RECORD EXCERPTS:
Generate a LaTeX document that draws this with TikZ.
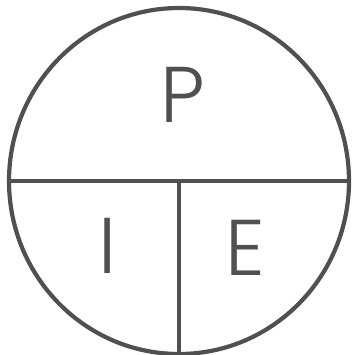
\documentclass[tikz,border=0pt]{standalone}
\usepackage{fontspec}
\newfontfamily\piefont{Poppins Light}
\definecolor{pieline}{HTML}{505050}
\begin{document}
\begin{tikzpicture}[x=1pt,y=-1pt,line cap=round,line join=round]
\tikzset{letter/.style={font=\piefont\fontsize{79}{79}\selectfont,text=pieline,inner sep=0pt,anchor=base}}
\useasboundingbox (0,0) rectangle (351,355);
% outer ring
\coordinate (c) at (179,181);
\draw[pieline,line width=4.2] (c) ellipse (170 and 173);
% dividers
\coordinate (west) at (10,181);
\coordinate (east) at (348,181);
\coordinate (south) at (179,353);
\draw[pieline,line width=3.2] (west) -- (east);
\draw[pieline,line width=3.2] (c) -- (south);
% letters
\node[letter] (p) at (183,123) {P};
\node[letter] (i) at (108,273) {I};
\node[letter] (e) at (245,275) {E};
\end{tikzpicture}
\end{document}
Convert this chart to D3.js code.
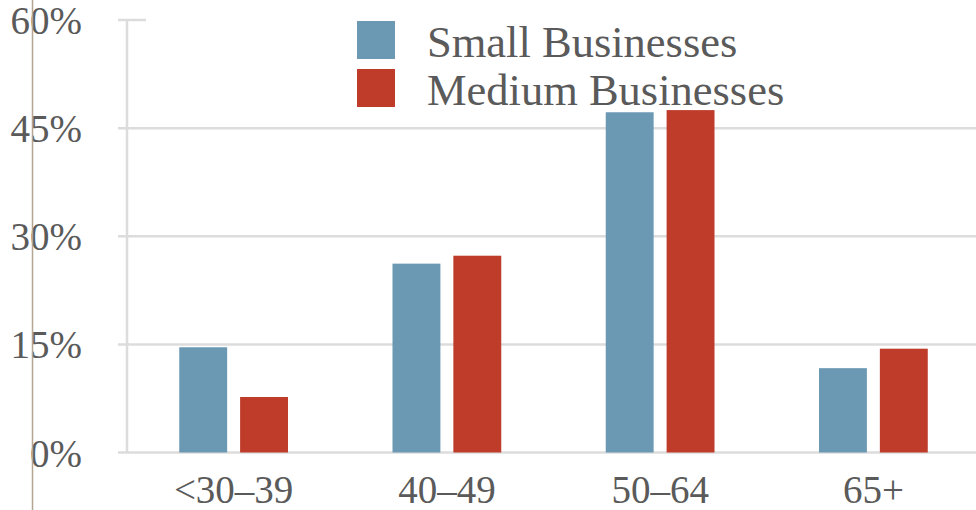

WRITTEN EXERCISE:
Quote the records in their entirety, keeping the wording exact and excluding pictures.

TASK ANSWER:
Generate a LaTeX document that draws this with TikZ.
\documentclass[tikz,border=0pt]{standalone}
\usepackage{fontspec}
\newfontfamily\piefont{Poppins Light}
\definecolor{pieline}{HTML}{505050}
\begin{document}
\begin{tikzpicture}[x=1pt,y=-1pt,line cap=round,line join=round]
\tikzset{letter/.style={font=\piefont\fontsize{79}{79}\selectfont,text=pieline,inner sep=0pt,anchor=base}}
\useasboundingbox (0,0) rectangle (351,355);
% outer ring
\coordinate (c) at (179,181);
\draw[pieline,line width=4.2] (c) ellipse (170 and 173);
% dividers
\coordinate (west) at (10,181);
\coordinate (east) at (348,181);
\coordinate (south) at (179,353);
\draw[pieline,line width=3.2] (west) -- (east);
\draw[pieline,line width=3.2] (c) -- (south);
% letters
\node[letter] (p) at (183,123) {P};
\node[letter] (i) at (108,273) {I};
\node[letter] (e) at (245,275) {E};
\end{tikzpicture}
\end{document}
Convert this chart to D3.js code.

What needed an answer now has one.